Pauline Viardot Garcia wrote to her friend Julius Rietz, advising him to take the homeopathic remedy Oleum, ‘which was wonderful for everything‘ (Barbara Kendall Davies, The Life and Work of Pauline Viardot Garcia: The years of fame, 1836-1863, (Cambridge Scholars Press, 1 Jan 2003). Page 403).
Pauline was a friend of Louis Hector Berlioz, Frederic Chopin, Charles Francois Gounod, Adelaide Kemble, Jenny Lind, Giacomo Meyerbeer and Clara Schumann (who was a personal friend of Samuel Hahnemann and his wife Melanie).
Pauline García was born in Paris to a glamorous Spanish opera family, the great Garcias. As a young woman, she was overshadowed by her beautiful older sister, Maria Malibran, the “Enchantress of Nations” but her father, Manuel del Pópulo Vicente García, made Pauline his favorite and trained her on the piano and also gave her singing lessons.
After his death in 1832, her mother took over her lessons, and after her sister’s death, Pauline was assigned to take over as a professional singer. Her vocal range was from F3 to C6.
In 1837, 16 year-old Pauline García gave her first concert performance in Brussels and in 1839, made her opera debut as Desdemona in Rossini’s Otello in London. This proved to be the surprise of the season. Despite her flaws, she had an exquisite technique combined with an astonishing degree of passion.
In 1840, she married Louis Viardot, an author and the director of the Théatre Italien in Paris, who would eventually manage her career. Twenty one years her senior, her marriage did not stop the steady stream of infatuated men.

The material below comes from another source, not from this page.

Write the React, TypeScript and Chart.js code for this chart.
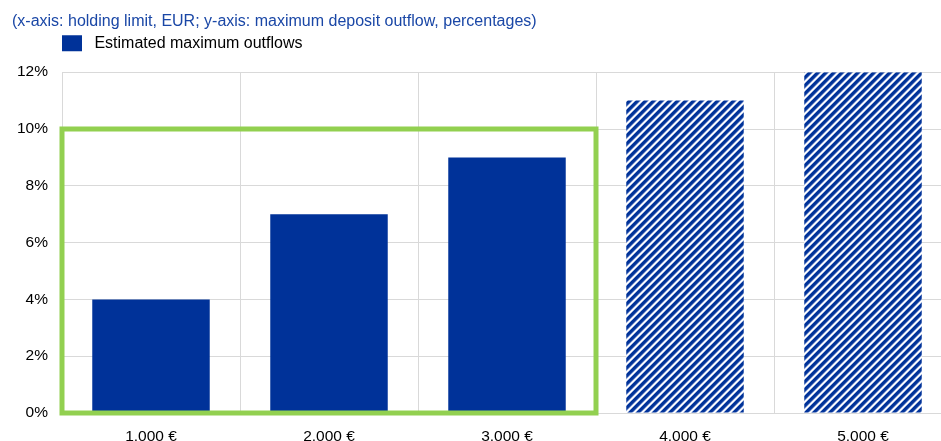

In 1845, Ivan Turgenev left Russia to follow Pauline and eventually installed himself into the Viardot household, treated her four children as his own and adored her until he died. She, in turn, critiqued his work and through her connections and social abilities, presented him in the best light whenever they were in public. The exact status of their relationship is a matter of debate.
Renowned for her wide range and her dramatic roles on stage, Viardot’s performances inspired composers such as Frederic Chopin, Louis Hector Berlioz, Camille Saint Saëns, and Giacomo Meyerbeer, for whom she created Fidès in Le prophète.
While she never considered herself a composer, she in fact composed three music collections and also assisted with the writing of music for the roles that were created specifically for her.
She spoke fluent Spanish, French, Italian, English, German and Russian, and composed songs in a variety of national techniques. Her career took her to the best music halls across Europe, and from 1843 to 1846 she was permanently attached to the Opera in Saint Petersburg, Russia.
She was the mezzo soprano in the Tuba mirum movement of Mozart’s Requiem at Frederic Chopin‘s funeral at Église de la Madeleine in Paris on 30 October 1849, which she performed together with the soprano incognito behind a black curtain.
She sang the title role of Gluck‘s opera Orphée et Eurydice at Théâtre Lyrique in Paris in November 1859, directed by Louis Hector Berlioz. She was well acquainted with Jenny Lind, the Swedish soprano and philanthropist, as well as with George Sand, the French novelist.
A notable remark of hers was made to the English soprano Adelaide Kemble when they attended the late concert in London by the great Italian soprano Giuditta Pasta, who was clearly past her prime. Asked by Adelaide Kemble what she thought of the voice she replied ‘Ah! It is a ruin, but then so is Leonardo’s Last Supper’.
In 1863, Pauline Viardot García retired from the stage. She and her family left France due to her husband’s public opposition to Napoleon Bonaparte and settled in Baden Baden, Germany. After the fall of Napoleon III, they returned to France, where she taught at the Paris Conservatory and, until the time of her husband’s passing in 1883, also presided over a music salon in the Boulevard Saint Germain.
In 1910, Pauline Viardot died at age eighty nine. Her body is interred in the Cimetière de Montmartre, Paris, France.